Decir adiós o decir todo de nuevo


Todo en la tierra se aleja alguna vez. La luna y el paisaje. El amor y la vida.
Jorge Debravo

Desde que nacemos nos enseñan a saludar. A dar la bienvenida como señal de buena educación siguiendo las reglas de una suerte de protocolo que se transmite como una tradición desde tiempos antiguos. La repetición constante genera acostumbramiento en nuestro cerebro al igual que una droga de diseño; nos programamos como seres serviles, bien aprendidos y esperamos lo mismo de los demás. Nos adaptamos más a una sonrisa falsa que a una mirada esquiva. Triste, sí, pero no menos cierto. Esas palabras que rompen el hielo y dan pie a una conversación a veces frugal y otras definitorias nos recuerdan por qué pertenecemos a la raza humana.
Lo complicado es decir adiós.
No existe manual que indique cómo hacerlo quizá porque tampoco lo enseñan en ningún lado. Ni en la escuela, ni en casa, ni siquiera en la calle. Decir adiós se asocia, racionalmente, con el perder. Decir adiós no da certezas sino incertidumbres; nos ubica en una posición pasiva donde nos encontramos con un lugar cada vez más vacío. Algo faltará en nuestra estantería de la vida y se hará notar cada vez que fijemos la mirada en el espacio deshabitado que dejó delante de nosotros.
Nos acostumbramos a todo: a los afectos, a las situaciones, a tener y no tener. Cuesta mucho desaferrarnos y resignar que algo o alguien ya no estará entre nuestras cosas. La rutina que da seguridad y los rituales que la sostienen tiemblan al saber que nada va a ser como era; que el juego cambió y tenemos que encontrar la forma de llenar ese lugar ya sin nada.
Decir adiós se aprende con ensayo y error, tanto para el que lo hace como aquel que lo sufre. Pero, irónicamente, desde que nacemos tenemos que despedirnos de muchas cosas. Tantas que necesitamos toda una vida para terminar de hacerlo. Nacemos despidiéndonos, por decirlo de alguna manera. Nacemos renunciando al seno materno, renunciamos al alimento que nos provee, renunciamos a cada metamorfosis de nuestro cuerpo, y cada duelo que atravesamos se ve teñido de ese halo de resignación que trata de no aferrarse a lo que alguna vez fue. Así y todo fracasamos con mucha frecuencia.
Nos aterra perder porque perder es quedar afuera. No volver a ver la cara de un ser querido, de un amigo, de una mascota o de un lugar nos llena de una ansiedad difusa; un pánico anticipatorio que poco hará para revertir las situaciones. El paso del tiempo y lo que no vivimos no nos dan la bienvenida. Más bien nos pone en lugares distintos, lejanos, preguntándonos que estará haciendo esa persona que nos desacostumbramos a ver, intentado no enfermar de futuro ni enloquecer de pasado.

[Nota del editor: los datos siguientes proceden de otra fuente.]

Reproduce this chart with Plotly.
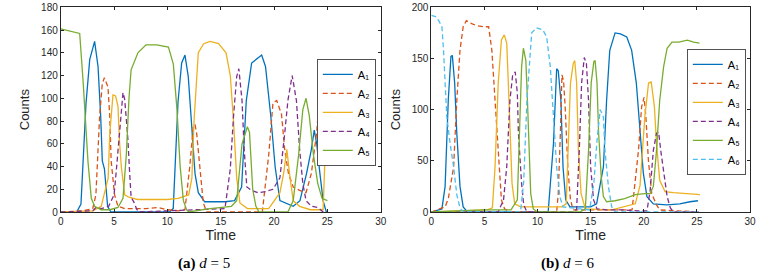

Por eso mismo, los opuestos, el «hola» y el «adiós» se nos presentan como absolutos, la ausencia y la presencia se empeñan en no ser complementarios. Pero bien sabemos que no es así. Podemos estar lejos y al mismo tiempo sentirnos muy cerca. Apelamos al recuerdo –ese comodín tan frecuente- para sanar las heridas de todas las veces que dijimos adiós sin querer hacerlo.
Tal vez de tan lejos estemos cerca, leí por ahí alguna vez. Lejos de decir “adiós” y con más ganas de un “hasta luego”, es encontrar la bienvenida en la despedida y viceversa, ardua tarea en el aprendizaje de la vida.
Soltar y dejarse ir; partir y continuar; volar y florecer. Despedirse de lo que alguna vez fuimos e iniciar el viaje con la mochila repleta de muchos «adioses» por decir. El ayer, el hoy y el mañana que se saludan en un abrazo sentido y se desprenden como si fueran amantes anónimos.
Decir adiós puede significar crecer, como dice la canción. Quizá no siempre sea así y quizá queramos aferrarnos un momento y no dejarlo ir. Por puro capricho o con toda la razón del mundo, pero sabiendo que lo que hoy somos será distinto la próxima vez que digamos un “hola” mirándonos a la cara.